In the world of algebra, understanding the role of terms in a polynomial is vital. A linear term is one of the cornerstone pieces in this mathematical puzzle. It can be recognized by its simple form, \( bx \), where \( b \) is any real number, known as the coefficient, and \( x \) is the variable raised to the power of one, although this power is usually not written out. For instance, in the function \( 2x+3 \), \( 2x \) is the linear term.

The linear term plays a pivotal role in determining the graph of the equation. It influences the slope of the line, which is the rate at which the function increases or decreases. A function that only contains a linear term and a constant term will graph as a straight line and hence it’s called linear. If you include a linear term in a quadratic function, it will not alter the fact that the function is quadratic; it simply helps to dictate the shape of the parabola.

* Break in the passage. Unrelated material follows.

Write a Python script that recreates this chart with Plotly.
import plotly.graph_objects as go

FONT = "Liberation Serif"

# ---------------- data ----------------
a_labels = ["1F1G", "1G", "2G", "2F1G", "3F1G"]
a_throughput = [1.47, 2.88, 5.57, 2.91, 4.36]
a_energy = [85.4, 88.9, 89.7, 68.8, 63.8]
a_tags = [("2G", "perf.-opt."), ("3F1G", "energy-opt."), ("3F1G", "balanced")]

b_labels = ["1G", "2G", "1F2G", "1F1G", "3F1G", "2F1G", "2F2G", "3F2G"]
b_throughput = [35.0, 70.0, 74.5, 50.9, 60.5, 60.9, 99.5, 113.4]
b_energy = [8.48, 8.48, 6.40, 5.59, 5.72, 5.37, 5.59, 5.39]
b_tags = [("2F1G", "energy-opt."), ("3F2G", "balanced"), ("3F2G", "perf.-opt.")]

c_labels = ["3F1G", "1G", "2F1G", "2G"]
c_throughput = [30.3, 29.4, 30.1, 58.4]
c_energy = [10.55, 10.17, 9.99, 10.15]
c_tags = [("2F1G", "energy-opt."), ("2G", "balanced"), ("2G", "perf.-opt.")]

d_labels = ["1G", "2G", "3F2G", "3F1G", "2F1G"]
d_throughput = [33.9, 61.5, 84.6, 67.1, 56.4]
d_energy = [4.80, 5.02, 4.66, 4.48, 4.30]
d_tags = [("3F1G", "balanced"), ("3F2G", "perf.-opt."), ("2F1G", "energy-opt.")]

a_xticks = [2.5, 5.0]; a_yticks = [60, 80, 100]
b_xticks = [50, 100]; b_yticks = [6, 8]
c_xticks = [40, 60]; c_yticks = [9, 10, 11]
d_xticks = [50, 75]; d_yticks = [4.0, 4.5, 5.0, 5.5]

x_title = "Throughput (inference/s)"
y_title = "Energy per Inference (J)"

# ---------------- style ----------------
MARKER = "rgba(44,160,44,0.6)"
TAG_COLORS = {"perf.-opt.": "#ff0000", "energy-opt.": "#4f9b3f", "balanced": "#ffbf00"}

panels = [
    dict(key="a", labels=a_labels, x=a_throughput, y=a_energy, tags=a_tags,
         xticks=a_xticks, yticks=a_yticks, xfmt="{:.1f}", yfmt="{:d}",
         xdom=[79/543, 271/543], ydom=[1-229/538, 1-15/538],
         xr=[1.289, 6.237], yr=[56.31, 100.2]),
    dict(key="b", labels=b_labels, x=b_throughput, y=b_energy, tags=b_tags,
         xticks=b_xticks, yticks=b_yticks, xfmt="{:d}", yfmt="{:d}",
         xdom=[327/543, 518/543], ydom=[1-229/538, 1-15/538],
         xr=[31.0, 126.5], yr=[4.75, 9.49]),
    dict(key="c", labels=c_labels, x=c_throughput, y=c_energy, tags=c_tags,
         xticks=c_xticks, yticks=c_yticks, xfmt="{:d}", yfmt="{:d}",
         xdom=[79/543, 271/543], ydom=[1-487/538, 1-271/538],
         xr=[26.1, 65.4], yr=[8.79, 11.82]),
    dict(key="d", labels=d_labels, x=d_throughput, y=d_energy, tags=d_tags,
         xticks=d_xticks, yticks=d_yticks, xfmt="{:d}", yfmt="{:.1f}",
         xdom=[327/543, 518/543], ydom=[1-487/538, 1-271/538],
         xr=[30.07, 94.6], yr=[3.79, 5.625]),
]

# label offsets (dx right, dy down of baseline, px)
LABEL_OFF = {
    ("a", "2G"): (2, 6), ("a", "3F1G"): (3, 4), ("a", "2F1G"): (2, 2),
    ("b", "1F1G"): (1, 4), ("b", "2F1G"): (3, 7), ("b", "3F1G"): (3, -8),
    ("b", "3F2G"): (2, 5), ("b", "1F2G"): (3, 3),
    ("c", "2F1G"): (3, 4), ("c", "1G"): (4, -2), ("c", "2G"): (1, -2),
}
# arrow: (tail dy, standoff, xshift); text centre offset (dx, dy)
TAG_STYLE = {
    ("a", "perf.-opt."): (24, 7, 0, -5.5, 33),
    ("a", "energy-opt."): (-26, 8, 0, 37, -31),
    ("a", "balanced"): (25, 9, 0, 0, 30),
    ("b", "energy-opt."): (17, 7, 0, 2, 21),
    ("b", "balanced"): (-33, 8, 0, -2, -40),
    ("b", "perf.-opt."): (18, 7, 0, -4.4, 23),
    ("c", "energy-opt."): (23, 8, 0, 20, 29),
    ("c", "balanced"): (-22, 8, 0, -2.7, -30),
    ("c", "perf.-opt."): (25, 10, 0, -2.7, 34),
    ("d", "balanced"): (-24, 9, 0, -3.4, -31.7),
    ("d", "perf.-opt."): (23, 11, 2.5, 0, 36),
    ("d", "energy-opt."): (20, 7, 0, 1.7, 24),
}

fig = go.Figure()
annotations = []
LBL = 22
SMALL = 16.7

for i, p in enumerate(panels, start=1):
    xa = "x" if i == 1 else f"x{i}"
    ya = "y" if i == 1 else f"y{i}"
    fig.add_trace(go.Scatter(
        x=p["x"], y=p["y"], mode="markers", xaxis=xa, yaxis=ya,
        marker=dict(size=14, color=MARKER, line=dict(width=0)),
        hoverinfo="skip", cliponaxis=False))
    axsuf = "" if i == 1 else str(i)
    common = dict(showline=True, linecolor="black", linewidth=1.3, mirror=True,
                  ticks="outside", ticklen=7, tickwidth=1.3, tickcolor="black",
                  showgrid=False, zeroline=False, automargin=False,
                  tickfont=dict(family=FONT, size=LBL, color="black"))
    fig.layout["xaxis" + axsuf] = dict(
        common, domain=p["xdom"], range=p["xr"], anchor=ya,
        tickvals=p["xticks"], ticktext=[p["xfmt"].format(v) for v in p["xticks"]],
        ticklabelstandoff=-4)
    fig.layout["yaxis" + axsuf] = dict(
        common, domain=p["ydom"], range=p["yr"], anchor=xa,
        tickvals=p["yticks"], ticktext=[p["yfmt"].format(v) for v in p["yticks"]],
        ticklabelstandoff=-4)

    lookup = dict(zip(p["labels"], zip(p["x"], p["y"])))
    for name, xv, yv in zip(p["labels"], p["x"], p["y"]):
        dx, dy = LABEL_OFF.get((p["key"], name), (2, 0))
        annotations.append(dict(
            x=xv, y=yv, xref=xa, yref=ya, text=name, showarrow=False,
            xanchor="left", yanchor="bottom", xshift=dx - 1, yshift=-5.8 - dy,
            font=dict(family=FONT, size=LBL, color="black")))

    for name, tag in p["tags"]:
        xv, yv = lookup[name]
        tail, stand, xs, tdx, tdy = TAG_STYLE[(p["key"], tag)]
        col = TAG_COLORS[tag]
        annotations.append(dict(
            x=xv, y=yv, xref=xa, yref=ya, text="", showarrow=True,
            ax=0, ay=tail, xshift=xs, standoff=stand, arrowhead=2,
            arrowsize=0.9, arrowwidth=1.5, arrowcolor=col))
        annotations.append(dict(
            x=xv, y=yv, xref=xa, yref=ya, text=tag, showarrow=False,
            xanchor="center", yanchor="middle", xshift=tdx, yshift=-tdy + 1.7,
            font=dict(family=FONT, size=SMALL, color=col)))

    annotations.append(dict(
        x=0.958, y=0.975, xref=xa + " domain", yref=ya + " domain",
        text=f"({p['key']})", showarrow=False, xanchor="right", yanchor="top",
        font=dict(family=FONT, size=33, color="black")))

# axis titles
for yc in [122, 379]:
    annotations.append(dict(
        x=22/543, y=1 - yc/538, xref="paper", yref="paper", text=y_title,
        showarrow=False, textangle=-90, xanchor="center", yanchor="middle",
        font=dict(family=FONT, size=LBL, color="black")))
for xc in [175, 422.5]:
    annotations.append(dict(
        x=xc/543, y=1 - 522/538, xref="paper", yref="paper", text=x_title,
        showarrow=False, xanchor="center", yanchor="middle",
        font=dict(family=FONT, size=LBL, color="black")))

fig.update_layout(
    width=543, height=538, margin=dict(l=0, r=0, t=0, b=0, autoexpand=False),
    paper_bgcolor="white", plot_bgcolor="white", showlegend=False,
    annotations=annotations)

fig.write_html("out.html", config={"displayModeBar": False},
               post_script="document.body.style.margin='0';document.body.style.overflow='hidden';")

Moving on to the constant term, you'll find that this is the simplest type of term in a polynomial. It's a term that does not contain any variable, hence it remains constant. Its form is simply \( c \), where \( c \) is a real number. Let's consider the function \( 4x^2 - 2x + 7 \), here \( 7 \) is our constant term.

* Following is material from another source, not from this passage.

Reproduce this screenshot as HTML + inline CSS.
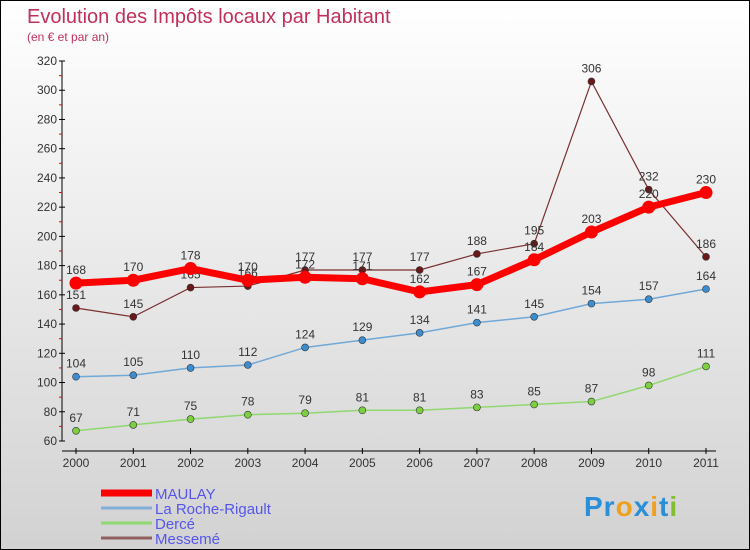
<!DOCTYPE html>
<html><head><meta charset="utf-8"><style>
body{margin:0}
#c{width:748px;height:548px;border:1px solid #000;background:linear-gradient(#fff,#d2d2d2);position:relative;font-family:"Liberation Sans",sans-serif}
svg{position:absolute;left:0;top:0}
</style></head><body>
<div id="c">
<svg id="s" width="748" height="548">
<text x="26" y="22" font-size="20" fill="#c0305a">Evolution des Impôts locaux par Habitant</text>
<text x="26" y="40" font-size="12" fill="#c0305a">(en € et par an)</text>
</svg>
<div style="position:absolute;left:583px;top:490px;font-size:28px;font-weight:bold;letter-spacing:1px"><span style="color:#2a8fd8">Pr</span><span style="color:#f0a020">o</span><span style="color:#2a8fd8">x</span><span style="color:#f0a020">i</span><span style="color:#2a8fd8">t</span><span style="color:#80c030">i</span></div>
</div>
<script>
const years=["2000","2001","2002","2003","2004","2005","2006","2007","2008","2009","2010","2011"];
const yTicks=[60,80,100,120,140,160,180,200,220,240,260,280,300,320];
const maulay=[168,170,178,170,172,171,162,167,184,203,220,230];
const roche=[104,105,110,112,124,129,134,141,145,154,157,164];
const derce=[67,71,75,78,79,81,81,83,85,87,98,111];
const messeme=[151,145,165,166,177,177,177,188,195,306,232,186];
const NS="http://www.w3.org/2000/svg",s=document.getElementById('s');
const X=i=>75+i*(630/11), Y=v=>440-(v-60)/260*380;
function el(t,a,p){const e=document.createElementNS(NS,t);for(const k in a)e.setAttribute(k,a[k]);(p||s).appendChild(e);return e;}
let ax=el('line',{x1:61,y1:Y(320),x2:61,y2:Y(60),stroke:'#000'});


yTicks.forEach((v,i)=>{
 el('line',{x1:58,y1:Y(v),x2:64,y2:Y(v),stroke:'#000'});
 if(i<yTicks.length-1)el('line',{x1:58,y1:Y(v+10),x2:61,y2:Y(v+10),stroke:'#e00'});
 const t=el('text',{x:56,y:Y(v)+4,'font-size':12,fill:'#333','text-anchor':'end'});t.textContent=v;
 
 
});
let xa=el('line',{x1:61,y1:450,x2:715,y2:450,stroke:'#000'});


years.forEach((y,i)=>{
 el('line',{x1:X(i),y1:447,x2:X(i),y2:453,stroke:'#000'});
 const t=el('text',{x:X(i),y:466,'font-size':12,fill:'#333','text-anchor':'middle'});t.textContent=y;
 
 
});
function series(d,col,w,r,fill,name,lab){
 const p=el('polyline',{points:d.map((v,i)=>X(i)+','+Y(v)).join(' '),fill:'none',stroke:col,'stroke-width':w});
 
 
 d.forEach((v,i)=>{const c=el('circle',{cx:X(i),cy:Y(v),r:r,fill:fill,stroke:w>3?'none':'#333','stroke-width':0.6});
  
  
  if(lab){const t=el('text',{x:X(i),y:Y(v)-9,'font-size':12,fill:'#333','text-anchor':'middle'});t.textContent=v;
  
  }
 });
}
series(derce,'#90d870',1.5,3.5,'#7cd040','derce',true);
series(roche,'#70a8d8',1.5,3.5,'#3c8cd0','roche',true);
series(messeme,'#7a3030',1.2,3.5,'#6a1818','messeme',true);
series(maulay,'#f00',7,6.5,'#f00','maulay',true);
const leg=[["MAULAY","#f00",7],["La Roche-Rigault","#80b0d8",3],["Dercé","#90d870",3],["Messemé","#906060",3]];
leg.forEach((l,i)=>{const y=492+i*15;
 el('line',{x1:100,y1:y,x2:151,y2:y,stroke:l[1],'stroke-width':l[2]});
 const t=el('text',{x:154,y:y+6,'font-size':15,fill:'#5555ee'});t.textContent=l[0];
 
 
});
</script>
</body></html>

The constant term has a special job. In the graph of a linear function, it represents the y-intercept, the point where the line crosses the y-axis. In the case of a quadratic function, the constant term can affect the vertical position of the parabola, influencing where it crosses the y-axis. It's important to keep in mind that the presence of a constant term doesn't determine whether a function is linear or quadratic—a constant term can appear in both types of functions.

When it comes to expanding binomials, the FOIL method comes to the rescue. FOIL stands for First, Outside, Inside, Last and it is a shortcut for remembering the steps required to multiply two binomials. To apply this method, let's breakdown the multiplication of the given binomials \( (x-2)(x+5) \) in our exercise.

First, we multiply the first terms from each binomial, \( x \) and \( x \), giving us \( x^2 \). Next, we multiply the outside terms, \( x \) and \( +5 \), resulting in \( +5x \). Then we move onto the inside terms, \( -2 \) and \( x \), to get \( -2x \). Lastly, we multiply the last terms, \( -2 \) and \( +5 \), yielding \( -10 \). Now, combining these results, we get \( x^2 + 3x - 10 \), which constitutes our expanded quadratic function.

The FOIL method is a fundamental skill for algebra students as it is used not only for expanding expressions but also for factoring, simplifying expressions, and solving polynomial equations.